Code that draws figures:
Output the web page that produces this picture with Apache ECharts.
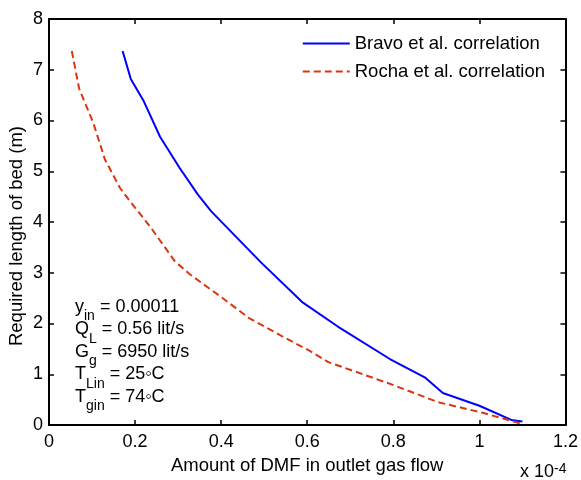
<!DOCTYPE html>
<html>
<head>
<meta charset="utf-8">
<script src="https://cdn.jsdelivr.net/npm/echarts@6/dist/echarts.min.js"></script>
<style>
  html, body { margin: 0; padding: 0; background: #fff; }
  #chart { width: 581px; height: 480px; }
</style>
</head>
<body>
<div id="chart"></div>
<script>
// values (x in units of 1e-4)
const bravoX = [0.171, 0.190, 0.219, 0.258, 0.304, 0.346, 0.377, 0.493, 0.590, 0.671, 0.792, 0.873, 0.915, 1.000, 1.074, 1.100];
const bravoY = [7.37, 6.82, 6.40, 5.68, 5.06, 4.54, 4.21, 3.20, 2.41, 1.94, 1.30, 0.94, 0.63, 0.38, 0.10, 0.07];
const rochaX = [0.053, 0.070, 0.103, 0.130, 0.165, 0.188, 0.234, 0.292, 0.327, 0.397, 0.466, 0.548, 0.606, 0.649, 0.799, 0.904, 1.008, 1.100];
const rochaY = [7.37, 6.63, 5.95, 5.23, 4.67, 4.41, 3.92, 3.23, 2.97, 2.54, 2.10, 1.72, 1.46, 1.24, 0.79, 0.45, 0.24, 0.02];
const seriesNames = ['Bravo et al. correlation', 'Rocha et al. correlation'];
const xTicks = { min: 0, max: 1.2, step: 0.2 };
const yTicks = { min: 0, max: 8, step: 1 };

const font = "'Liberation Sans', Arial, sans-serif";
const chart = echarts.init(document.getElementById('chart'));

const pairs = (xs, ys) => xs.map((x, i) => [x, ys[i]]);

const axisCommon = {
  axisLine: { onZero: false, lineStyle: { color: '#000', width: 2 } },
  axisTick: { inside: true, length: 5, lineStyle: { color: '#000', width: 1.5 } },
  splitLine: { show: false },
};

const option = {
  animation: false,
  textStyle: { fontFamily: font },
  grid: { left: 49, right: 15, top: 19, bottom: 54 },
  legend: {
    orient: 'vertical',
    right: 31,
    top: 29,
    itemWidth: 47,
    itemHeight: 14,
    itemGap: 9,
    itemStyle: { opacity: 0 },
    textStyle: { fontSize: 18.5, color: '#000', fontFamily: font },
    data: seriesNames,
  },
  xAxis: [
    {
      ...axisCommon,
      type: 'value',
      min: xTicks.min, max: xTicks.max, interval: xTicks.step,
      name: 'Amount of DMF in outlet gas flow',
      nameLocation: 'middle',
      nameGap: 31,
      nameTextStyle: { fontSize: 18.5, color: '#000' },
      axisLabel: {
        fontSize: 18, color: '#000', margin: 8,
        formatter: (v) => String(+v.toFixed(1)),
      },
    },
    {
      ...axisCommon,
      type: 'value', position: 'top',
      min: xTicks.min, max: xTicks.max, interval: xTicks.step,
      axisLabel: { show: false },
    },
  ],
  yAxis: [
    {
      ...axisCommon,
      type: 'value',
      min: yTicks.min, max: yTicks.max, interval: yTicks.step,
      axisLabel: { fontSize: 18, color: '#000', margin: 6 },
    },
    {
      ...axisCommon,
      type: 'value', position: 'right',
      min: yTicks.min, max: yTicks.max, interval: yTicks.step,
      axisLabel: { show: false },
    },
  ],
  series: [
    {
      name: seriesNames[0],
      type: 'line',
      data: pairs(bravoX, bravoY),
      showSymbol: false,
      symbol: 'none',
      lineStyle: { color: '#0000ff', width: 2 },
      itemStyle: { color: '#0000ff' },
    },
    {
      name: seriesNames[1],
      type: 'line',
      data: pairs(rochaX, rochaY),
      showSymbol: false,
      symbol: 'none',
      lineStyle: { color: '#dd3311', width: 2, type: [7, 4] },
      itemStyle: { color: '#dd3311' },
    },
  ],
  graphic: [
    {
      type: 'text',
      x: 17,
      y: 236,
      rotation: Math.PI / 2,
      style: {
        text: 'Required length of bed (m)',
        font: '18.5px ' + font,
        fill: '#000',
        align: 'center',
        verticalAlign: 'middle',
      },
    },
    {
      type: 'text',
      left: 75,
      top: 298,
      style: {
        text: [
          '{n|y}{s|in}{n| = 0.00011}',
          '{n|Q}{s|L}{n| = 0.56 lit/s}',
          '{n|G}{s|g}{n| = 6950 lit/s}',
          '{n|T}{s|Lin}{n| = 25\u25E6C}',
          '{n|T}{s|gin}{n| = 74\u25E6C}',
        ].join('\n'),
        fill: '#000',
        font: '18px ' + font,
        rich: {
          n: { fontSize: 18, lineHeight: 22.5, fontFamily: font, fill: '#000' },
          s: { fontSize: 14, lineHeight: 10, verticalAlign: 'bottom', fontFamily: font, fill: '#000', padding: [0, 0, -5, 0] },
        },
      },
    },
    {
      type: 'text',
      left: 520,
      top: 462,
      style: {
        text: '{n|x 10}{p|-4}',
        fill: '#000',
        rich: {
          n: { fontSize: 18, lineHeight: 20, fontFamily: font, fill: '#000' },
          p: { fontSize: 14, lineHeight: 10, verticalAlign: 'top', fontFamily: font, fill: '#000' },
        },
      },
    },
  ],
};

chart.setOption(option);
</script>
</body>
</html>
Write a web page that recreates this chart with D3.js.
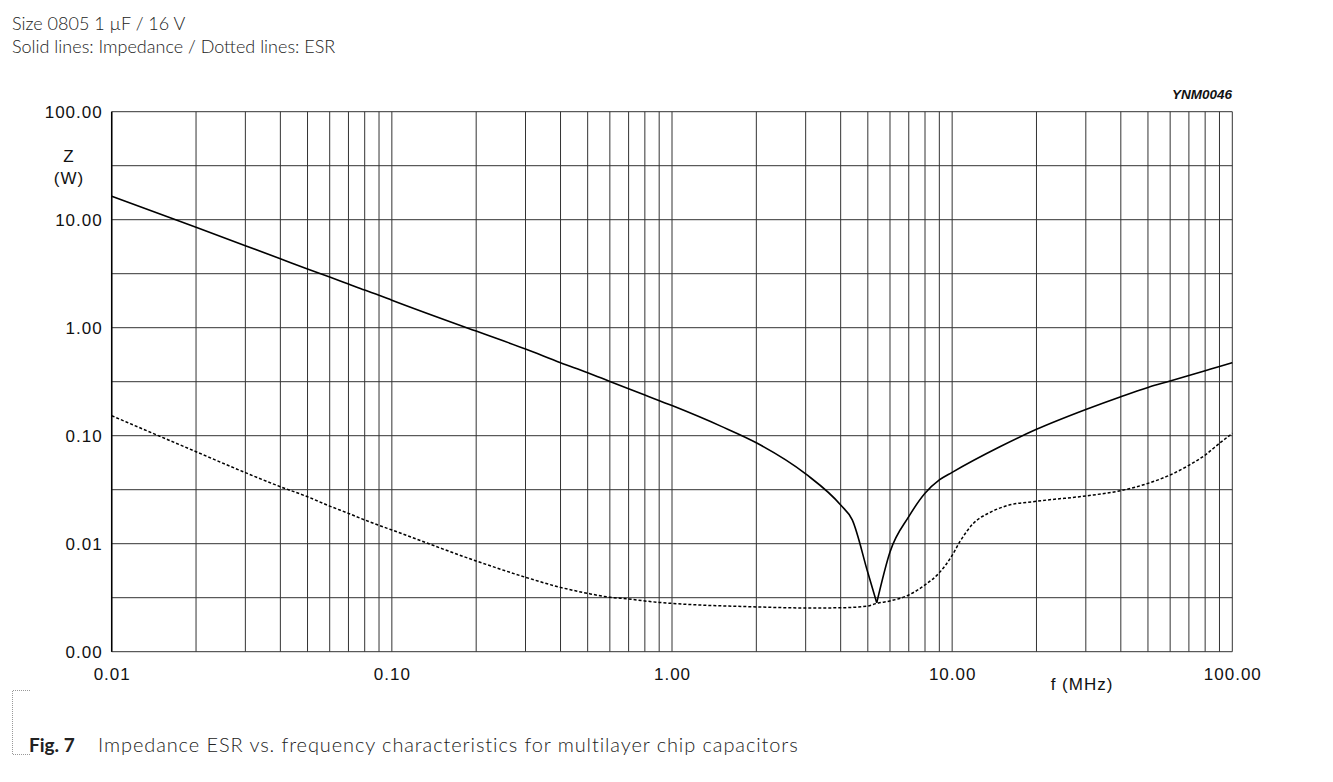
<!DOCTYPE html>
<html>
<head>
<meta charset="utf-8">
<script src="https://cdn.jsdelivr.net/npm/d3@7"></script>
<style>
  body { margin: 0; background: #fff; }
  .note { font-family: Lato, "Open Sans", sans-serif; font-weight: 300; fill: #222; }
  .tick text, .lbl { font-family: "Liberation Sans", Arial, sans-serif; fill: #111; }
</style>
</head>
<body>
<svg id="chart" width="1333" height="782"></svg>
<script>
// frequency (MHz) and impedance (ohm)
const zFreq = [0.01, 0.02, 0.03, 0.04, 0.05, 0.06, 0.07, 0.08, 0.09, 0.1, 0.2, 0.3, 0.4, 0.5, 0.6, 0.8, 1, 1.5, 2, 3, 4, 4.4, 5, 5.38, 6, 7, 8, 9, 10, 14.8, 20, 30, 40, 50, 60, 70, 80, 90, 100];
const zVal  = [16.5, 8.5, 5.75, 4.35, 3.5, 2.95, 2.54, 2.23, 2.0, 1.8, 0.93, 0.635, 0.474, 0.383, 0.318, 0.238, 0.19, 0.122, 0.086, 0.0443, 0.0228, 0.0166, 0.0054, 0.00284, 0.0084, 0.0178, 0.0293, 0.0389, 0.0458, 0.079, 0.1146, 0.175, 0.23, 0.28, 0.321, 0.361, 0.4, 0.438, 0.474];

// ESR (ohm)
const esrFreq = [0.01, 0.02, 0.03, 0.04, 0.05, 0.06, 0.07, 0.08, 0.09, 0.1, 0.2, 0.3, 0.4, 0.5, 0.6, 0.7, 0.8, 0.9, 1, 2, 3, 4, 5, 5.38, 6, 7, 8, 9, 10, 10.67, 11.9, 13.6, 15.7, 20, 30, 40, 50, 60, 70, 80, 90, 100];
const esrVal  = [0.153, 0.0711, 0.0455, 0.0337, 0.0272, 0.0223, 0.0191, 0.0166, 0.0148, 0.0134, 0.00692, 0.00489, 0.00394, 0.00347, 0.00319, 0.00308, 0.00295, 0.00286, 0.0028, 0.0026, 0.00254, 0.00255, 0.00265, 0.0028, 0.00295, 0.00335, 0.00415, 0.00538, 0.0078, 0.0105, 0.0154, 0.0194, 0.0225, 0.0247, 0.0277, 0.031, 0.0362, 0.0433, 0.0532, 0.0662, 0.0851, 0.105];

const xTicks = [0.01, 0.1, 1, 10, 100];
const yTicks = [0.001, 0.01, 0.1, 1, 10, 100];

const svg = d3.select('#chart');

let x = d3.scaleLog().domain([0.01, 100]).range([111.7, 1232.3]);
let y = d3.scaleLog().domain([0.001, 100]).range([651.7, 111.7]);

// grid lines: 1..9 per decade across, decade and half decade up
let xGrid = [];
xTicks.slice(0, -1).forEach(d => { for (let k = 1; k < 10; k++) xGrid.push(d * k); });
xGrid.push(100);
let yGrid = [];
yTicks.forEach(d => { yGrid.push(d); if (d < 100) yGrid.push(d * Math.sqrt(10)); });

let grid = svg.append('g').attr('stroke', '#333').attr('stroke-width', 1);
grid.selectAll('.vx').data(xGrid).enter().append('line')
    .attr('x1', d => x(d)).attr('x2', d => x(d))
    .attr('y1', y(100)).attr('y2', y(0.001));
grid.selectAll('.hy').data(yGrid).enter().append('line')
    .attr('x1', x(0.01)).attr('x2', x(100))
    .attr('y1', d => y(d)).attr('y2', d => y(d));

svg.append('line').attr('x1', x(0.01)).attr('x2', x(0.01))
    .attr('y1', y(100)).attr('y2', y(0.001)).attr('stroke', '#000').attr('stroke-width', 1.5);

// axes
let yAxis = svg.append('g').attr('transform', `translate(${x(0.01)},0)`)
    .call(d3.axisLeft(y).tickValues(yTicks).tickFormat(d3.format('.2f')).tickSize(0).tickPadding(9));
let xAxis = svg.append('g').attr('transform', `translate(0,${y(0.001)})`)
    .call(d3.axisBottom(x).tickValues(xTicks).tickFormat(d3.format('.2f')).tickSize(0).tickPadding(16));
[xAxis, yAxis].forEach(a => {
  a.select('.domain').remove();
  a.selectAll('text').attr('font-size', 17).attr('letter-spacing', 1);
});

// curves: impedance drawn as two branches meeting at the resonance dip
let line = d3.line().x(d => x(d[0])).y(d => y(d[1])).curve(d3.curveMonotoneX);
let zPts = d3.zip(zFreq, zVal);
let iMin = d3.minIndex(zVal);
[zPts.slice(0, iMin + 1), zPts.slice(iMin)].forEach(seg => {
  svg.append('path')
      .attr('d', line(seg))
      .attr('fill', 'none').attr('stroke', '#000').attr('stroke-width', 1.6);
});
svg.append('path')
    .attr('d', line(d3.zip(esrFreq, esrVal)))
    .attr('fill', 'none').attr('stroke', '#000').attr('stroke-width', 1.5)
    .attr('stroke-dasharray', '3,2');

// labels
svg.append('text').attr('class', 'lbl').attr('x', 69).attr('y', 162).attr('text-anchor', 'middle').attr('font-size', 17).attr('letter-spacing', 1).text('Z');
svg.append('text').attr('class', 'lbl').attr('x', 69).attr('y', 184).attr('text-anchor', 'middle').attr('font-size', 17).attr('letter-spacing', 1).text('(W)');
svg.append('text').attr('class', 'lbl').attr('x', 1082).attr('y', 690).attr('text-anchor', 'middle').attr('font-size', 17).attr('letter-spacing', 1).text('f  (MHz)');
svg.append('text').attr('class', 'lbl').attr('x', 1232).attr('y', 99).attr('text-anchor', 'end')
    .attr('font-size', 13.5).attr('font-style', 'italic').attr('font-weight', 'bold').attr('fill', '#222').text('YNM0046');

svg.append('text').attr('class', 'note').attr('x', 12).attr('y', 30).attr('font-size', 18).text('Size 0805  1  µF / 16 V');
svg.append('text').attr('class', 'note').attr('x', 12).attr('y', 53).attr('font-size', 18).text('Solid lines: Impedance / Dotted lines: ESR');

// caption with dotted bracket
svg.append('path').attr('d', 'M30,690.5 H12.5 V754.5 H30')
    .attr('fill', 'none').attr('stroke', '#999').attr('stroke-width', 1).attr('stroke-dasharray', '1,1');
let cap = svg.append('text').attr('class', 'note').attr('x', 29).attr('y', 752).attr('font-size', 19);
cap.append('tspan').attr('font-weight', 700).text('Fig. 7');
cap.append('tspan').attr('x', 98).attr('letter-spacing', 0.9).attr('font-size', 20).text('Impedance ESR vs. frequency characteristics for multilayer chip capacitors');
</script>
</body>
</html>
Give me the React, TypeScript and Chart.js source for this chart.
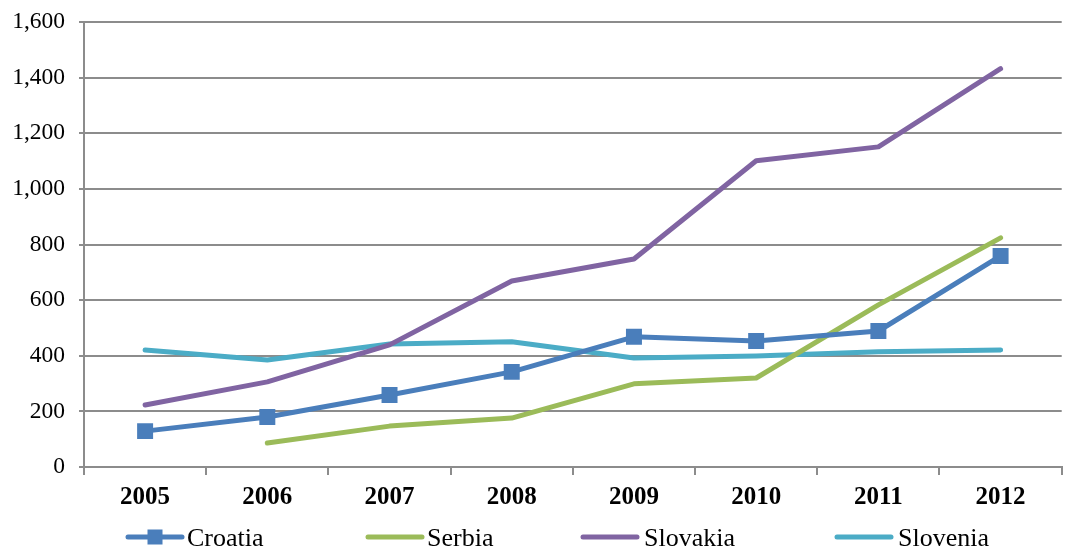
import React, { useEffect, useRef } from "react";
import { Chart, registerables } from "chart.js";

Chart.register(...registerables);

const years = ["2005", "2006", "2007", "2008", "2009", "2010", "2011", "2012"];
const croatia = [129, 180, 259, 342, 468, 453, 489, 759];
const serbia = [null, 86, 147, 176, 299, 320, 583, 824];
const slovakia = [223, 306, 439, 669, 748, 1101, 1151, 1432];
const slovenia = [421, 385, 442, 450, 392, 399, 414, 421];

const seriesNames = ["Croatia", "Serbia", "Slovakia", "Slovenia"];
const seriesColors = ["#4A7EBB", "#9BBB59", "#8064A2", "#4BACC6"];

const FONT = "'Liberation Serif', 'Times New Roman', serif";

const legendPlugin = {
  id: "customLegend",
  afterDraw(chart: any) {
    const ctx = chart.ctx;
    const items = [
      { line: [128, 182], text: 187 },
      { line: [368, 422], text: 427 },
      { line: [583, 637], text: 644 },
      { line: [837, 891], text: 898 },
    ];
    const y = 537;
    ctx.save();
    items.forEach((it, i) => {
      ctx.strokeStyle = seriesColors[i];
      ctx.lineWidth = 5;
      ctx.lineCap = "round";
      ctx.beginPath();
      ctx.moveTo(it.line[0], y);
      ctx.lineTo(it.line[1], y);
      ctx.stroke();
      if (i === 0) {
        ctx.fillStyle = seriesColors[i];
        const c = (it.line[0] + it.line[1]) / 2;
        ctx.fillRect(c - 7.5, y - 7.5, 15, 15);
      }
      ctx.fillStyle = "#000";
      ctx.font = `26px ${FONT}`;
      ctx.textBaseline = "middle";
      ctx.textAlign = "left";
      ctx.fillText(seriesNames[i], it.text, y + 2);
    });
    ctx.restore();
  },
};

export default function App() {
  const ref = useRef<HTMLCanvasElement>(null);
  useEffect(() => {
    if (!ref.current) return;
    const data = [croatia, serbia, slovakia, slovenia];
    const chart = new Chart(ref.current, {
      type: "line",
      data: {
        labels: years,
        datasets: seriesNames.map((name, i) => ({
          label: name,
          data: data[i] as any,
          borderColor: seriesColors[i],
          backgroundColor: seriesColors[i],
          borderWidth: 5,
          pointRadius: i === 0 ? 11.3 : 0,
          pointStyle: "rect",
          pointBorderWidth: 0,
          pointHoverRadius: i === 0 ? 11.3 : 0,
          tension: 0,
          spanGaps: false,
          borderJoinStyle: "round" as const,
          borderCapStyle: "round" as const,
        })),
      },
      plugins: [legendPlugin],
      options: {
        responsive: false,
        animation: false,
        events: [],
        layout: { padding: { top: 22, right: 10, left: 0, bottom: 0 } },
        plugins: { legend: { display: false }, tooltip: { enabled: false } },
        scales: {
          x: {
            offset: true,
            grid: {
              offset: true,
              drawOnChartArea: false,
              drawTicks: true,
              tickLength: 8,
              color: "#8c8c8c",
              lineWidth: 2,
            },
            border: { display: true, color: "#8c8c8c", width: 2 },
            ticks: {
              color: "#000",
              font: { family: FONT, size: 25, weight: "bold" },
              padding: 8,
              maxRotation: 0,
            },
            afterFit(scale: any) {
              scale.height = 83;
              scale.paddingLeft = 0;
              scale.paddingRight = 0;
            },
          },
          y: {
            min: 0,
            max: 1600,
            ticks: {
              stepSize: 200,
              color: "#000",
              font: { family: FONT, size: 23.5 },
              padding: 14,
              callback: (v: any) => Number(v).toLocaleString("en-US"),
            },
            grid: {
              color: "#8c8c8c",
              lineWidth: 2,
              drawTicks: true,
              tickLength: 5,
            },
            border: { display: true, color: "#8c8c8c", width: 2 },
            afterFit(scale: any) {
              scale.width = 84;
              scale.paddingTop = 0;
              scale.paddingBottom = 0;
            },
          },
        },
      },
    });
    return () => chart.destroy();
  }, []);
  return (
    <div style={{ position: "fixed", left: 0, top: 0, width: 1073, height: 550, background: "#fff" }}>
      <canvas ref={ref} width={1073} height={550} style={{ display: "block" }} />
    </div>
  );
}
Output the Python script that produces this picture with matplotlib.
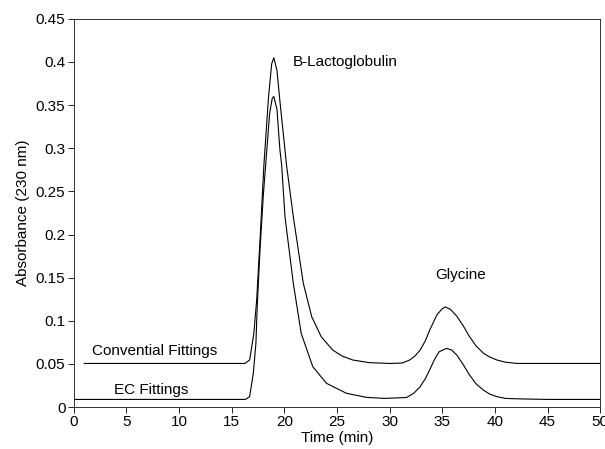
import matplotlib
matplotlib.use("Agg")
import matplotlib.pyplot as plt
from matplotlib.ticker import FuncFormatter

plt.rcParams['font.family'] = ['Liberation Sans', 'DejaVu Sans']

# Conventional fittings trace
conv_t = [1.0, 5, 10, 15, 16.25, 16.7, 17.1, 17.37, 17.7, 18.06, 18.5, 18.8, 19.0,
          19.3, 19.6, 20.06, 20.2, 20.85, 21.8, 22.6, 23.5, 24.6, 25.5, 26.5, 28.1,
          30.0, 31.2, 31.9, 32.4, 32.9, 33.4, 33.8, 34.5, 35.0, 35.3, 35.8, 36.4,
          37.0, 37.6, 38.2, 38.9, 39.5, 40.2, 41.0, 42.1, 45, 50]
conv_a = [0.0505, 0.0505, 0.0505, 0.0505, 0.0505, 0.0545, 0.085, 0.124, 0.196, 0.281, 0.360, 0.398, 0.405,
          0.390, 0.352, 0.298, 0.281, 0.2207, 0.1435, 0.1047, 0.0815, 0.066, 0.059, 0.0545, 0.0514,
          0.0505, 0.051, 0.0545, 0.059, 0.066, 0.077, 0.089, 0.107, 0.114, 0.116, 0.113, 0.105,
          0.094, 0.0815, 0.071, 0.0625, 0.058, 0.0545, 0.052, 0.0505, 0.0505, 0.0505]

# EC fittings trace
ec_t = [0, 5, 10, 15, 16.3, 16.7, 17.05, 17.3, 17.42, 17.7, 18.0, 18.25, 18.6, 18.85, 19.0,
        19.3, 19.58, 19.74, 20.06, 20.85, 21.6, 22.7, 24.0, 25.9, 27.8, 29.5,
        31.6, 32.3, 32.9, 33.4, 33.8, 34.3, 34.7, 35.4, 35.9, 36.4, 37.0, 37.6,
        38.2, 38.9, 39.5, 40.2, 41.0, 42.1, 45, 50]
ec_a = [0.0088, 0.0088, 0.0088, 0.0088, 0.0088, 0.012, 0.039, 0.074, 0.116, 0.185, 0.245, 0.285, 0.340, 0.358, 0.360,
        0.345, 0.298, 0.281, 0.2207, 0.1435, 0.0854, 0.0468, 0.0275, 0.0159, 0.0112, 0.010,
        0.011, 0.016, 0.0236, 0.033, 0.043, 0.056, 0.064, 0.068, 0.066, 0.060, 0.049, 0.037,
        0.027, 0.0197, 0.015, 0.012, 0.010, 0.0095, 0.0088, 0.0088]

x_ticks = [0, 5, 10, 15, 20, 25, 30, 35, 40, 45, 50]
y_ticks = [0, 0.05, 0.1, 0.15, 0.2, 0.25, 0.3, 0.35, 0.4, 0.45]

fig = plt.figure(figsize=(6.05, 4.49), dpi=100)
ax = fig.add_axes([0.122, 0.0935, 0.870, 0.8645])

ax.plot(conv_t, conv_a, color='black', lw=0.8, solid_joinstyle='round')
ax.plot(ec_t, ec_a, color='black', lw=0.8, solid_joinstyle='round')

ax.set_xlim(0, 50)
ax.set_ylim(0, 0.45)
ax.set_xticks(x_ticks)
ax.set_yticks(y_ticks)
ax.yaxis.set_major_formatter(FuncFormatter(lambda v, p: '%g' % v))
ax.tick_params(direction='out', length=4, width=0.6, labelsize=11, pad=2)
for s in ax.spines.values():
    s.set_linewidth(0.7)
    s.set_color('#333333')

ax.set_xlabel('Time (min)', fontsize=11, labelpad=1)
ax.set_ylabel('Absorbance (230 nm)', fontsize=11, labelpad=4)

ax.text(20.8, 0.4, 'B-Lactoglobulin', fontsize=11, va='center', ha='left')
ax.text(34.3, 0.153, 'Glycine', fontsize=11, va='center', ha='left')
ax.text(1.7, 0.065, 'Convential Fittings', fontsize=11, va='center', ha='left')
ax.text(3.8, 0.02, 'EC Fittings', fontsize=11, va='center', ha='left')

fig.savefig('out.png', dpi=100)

:: What you are asked to do ::
Which lines include the word "matplotlib"? Copy every one of them.

:: Complete output ::
Output the Python script that produces this picture with matplotlib.
import matplotlib
matplotlib.use("Agg")
import matplotlib.pyplot as plt
from matplotlib.ticker import FuncFormatter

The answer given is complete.